New words like “genocide” and old words like holocaust” would assume new usages. The war “was a savage, insensate affair, barely conceivable to the well-conducted imagination.” For the Allies, some solace could be derived from “complete victory over a foe of unexampled iniquity.
American soldiers bore the brunt for the Western armies in the climatic year of the war: 587,000 U.S. casualties in western Europe included 135,576 dead, almost half of the U.S. total worldwide. The Americans including many of our own fathers, uncles, and grandfathers, had provided more than two thirds of Eisenhower’s 91 divisions, and half of the Allies’ 28,000 combat aircraft.

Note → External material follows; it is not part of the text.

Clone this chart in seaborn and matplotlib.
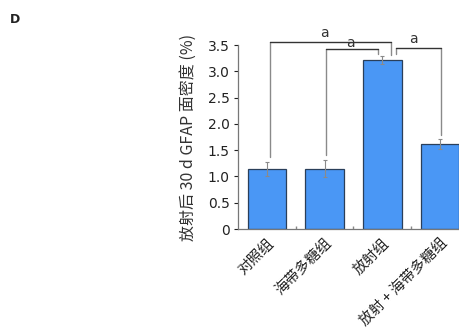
import matplotlib
matplotlib.use("Agg")
import matplotlib.pyplot as plt
import pandas as pd
import seaborn as sns
from matplotlib.ticker import FuncFormatter

sns.set_theme(style="ticks")
plt.rcParams["font.family"] = ["Noto Sans CJK SC", "DejaVu Sans"]

groups = ["对照组", "海带多糖组", "放射组", "放射 + 海带多糖组"]
density = [1.135, 1.15, 3.21, 1.62]
errors = [0.135, 0.165, 0.08, 0.09]
ylabel = "放射后 30 d GFAP 面密度 (%)"

# significance brackets: (left, right, top, left leg end, right leg end, label x, label y)
brackets = [
    (0.06, 2.15, 3.55, 1.37, 3.31, 1.0, 3.60),
    (1.02, 1.92, 3.42, 1.41, 3.33, 1.45, 3.40),
    (2.23, 3.01, 3.435, 3.33, 1.79, 2.54, 3.48),
]

df = pd.DataFrame({"group": groups, "density": density})

fig = plt.figure(figsize=(4.59, 3.31), dpi=100)
ax = fig.add_axes([0.5185, 0.308, 0.503, 0.556])

sns.barplot(data=df, x="group", y="density", color="#4a97f5", width=0.67,
            edgecolor="#2a3f5a", linewidth=0.9, saturation=1, ax=ax)
ax.errorbar(range(len(groups)), density, yerr=errors, fmt="none",
            ecolor="#8a8a8a", elinewidth=0.8, capsize=1.5, capthick=0.8)

for x0, x1, top, l_end, r_end, lx, ly in brackets:
    ax.plot([x0, x0], [l_end, top], color="#8a8a8a", lw=1.0, clip_on=False)
    ax.plot([x1, x1], [r_end, top], color="#8a8a8a", lw=1.0, clip_on=False)
    ax.plot([x0, x1], [top, top], color="#333333", lw=1.0, clip_on=False)
    ax.text(lx, ly, "a", ha="center", va="bottom", fontsize=10,
            family="DejaVu Sans", color="#333333")

ax.set_xlim(-0.5, 3.5)
ax.set_ylim(0, 3.5)
ax.set_yticks([0, 0.5, 1.0, 1.5, 2.0, 2.5, 3.0, 3.5])
ax.yaxis.set_major_formatter(FuncFormatter(lambda v, p: "0" if v == 0 else f"{v:.1f}"))
ax.set_xticks(range(len(groups)))
ax.set_xticklabels(groups, rotation=45, ha="right", rotation_mode="anchor", fontsize=10.5)
ax.tick_params(axis="x", length=0, pad=5, colors="#222222")
ax.set_xticks([0.5, 1.5, 2.5], minor=True)
ax.tick_params(axis="x", which="minor", direction="in", length=2, color="#888888")
ax.tick_params(axis="y", length=3, width=0.8, labelsize=10, colors="#222222",
               direction="out", pad=3)
for lab in ax.get_yticklabels():
    lab.set_family("DejaVu Sans")
ax.set_xlabel("")
ax.set_ylabel(ylabel, fontsize=11.5, color="#333333", labelpad=8)
sns.despine(ax=ax)
for s in ["left", "bottom"]:
    ax.spines[s].set_color("#777777")
    ax.spines[s].set_linewidth(0.9)

fig.text(0.022, 0.96, "D", fontsize=9, fontweight="bold", family="DejaVu Sans",
         va="top", color="#222222")

fig.savefig("out.png", dpi=100)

Thirteen U.S. divisions in Europe suffered at least 100 percent casualties—5 more exceeded 200 percent—yet American combat power remained largely undimmed to the end. The armed forces totaling more than 16 million troops had grown 3,500 percent while building 3,000 overseas bases and depots.
By 1945, the United States had built two-thirds of all ships afloat and was making half of all manufactured goods in the world. This is the work of the Greatest Generation.
In Room 600 of the Nuremberg courthouse, the most celebrated of all war-crimes tribunals would hear testimony from 360 witnesses and review 200,000 affidavits.
As President of the American Bar Association, our law firm founder Willis Smith was an observer at these trials. Of two dozen major Nazi defendants, ten would be hanged in October 1946, from gallows built in a jail gymnasium. From 1945 to 1948, American military tribunals tried 1,672 Germans—military officers, politicians, diplomats, industrialists, physicians, jurists—in 489 trials.
Army Chief of Staff George Marshall replied to Eisenhower’s simple “mission complete” report:
“You have completed your mission with the greatest victory in the history of warfare…You have made history, great history for the good of all mankind, and you have stood for all we hope for and admire…”
The mission was complete in Europe for the good of all mankind, 80 years ago. Please take a moment to remember the sacrifices made by our great country and its citizens to achieve victory.